Le requérant doit comparaître en personne à chaque audience, sauf à celle où l'arrêt est prononcé.

Il peut toujours être assisté d'un conseil.

S'il fait défaut sans justifier d'une excuse légitime, la Cour rejette la demande.

S'il justifie de pareille excuse, la Cour statue, le cas échéant, après l'audition du conseil, ou remet la cause.

Art. 12.

En cas de rejet de la demande, une nouvelle demande ne peut être formée avant l'expiration d'un délai de deux années, à moins que le rejet de la première ait été motivé par l'insuffisance des délais d'épreuve. En ce cas, la demande peut être renouvelée dès l'expiration de ces délais.

Si la Cour prononce la réhabilitation, un extrait de l'arrêt est, à la diligence du procureur général d'Etat, transcrit en marge des arrêts ou jugements définitifs prononcés à charge du condamné.

Le réhabilité peut se faire délivrer sans frais une expédition de l'arrêt de réhabilitation.

Art. 13.

Les frais de la procédure en réhabilitation sont à charge de l'Etat. Ils sont réglés comme en matière correctionnelle.

Chapitre IV. - Les effets de la réhabilitation

Art. 14.

La réhabilitation fait cesser pour l'avenir, dans la personne du condamné, tous les effets de la condamnation, sans préjudice des droits acquis aux tiers, notamment: elle fait cesser, dans la personne du condamné, les incapacités qui résultaient de la condamnation; elle empêche que la condamnation serve de base à la récidive, fasse obstacle à la condamnation conditionnelle, ou soit mentionnée dans les extraits du casier judiciaire.

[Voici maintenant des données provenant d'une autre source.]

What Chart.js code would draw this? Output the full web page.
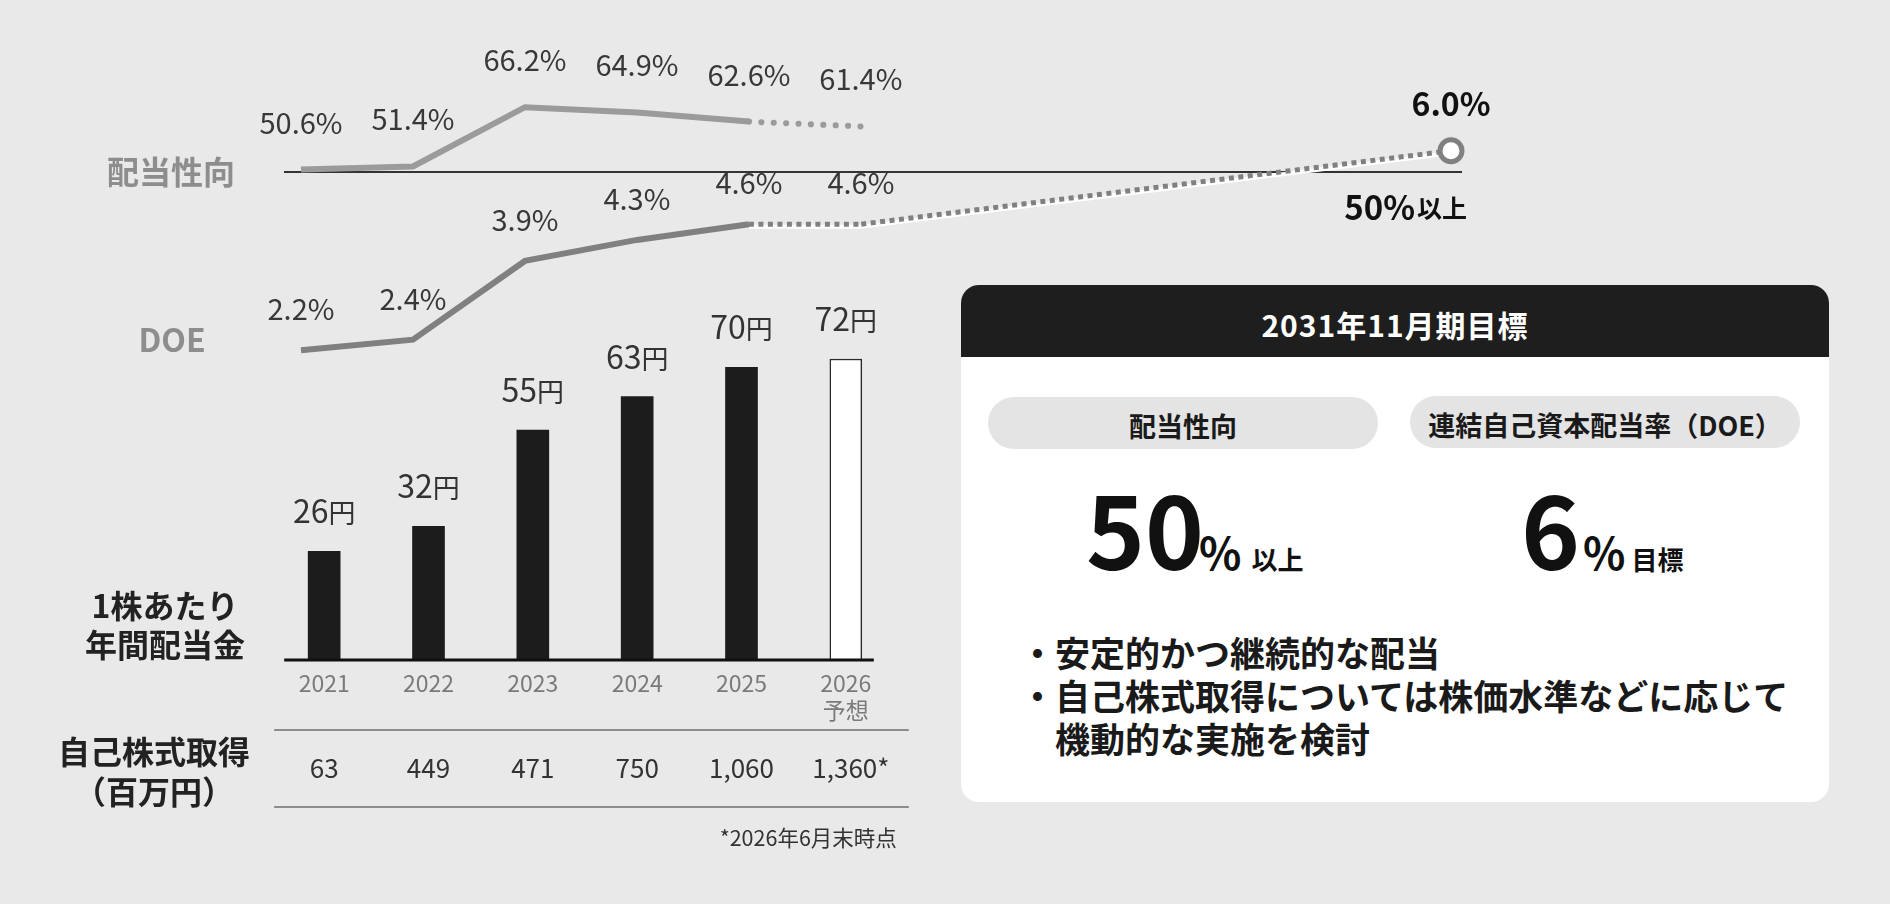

La réhabilitation ne restitue pas au condamné les titres, grades, fonctions, emplois et offices publics dont il a été destitué; elle ne relève pas le condamné de l'indignité successorale; elle n'empêche ni l'action en divorce ou en séparation de corps, ni l'action en dommages-intérêts fondées sur les faits ayant donné lieu à la condamnation.

Art. 15.

Les condamnations, visées dans l'article 1er de la présente loi, seront effacées des registres du casier judiciaire lorsque la réhabilitation légale ou judiciaire sera acquise au condamné.

Les condamnations, prononcées par les tribunaux étrangers, seront effacées des registres du casier judiciaire lorsque pendant le temps d'épreuve fixé par l'article 3 de la présente loi, le délinquant n'aura subi, dans le pays ou à l'étranger, aucune condamnation nouvelle à l'emprisonnement ou à une peine plus grave pour crime ou délit, pour des faits prévus par les lois pénales luxembourgeoises.

Art. 16.

La loi du 5 décembre 1911 portant réhabilitation de droit des condamnés à des peines correctionnelles ou à des peines de police, modifiée par la loi du 11 avril 1950, et l'alinéa 2 de l'article 5 de la loi du 5 juin 1973 sur la condamnation conditionnelle et le régime de la mise à l'épreuve, sont abrogés.

Mandons et ordonnons que la présente loi soit insérée au Mémorial pour être exécutée et observée par tous ceux que la chose concerne.

Le Ministre de la Justice,

Robert Krieps

Château de Berg, le 6 décembre 1976.

Jean

Doc. parl. N° 1718, sess. ord. 1972-1973, 1975-1976 et 1976-1977.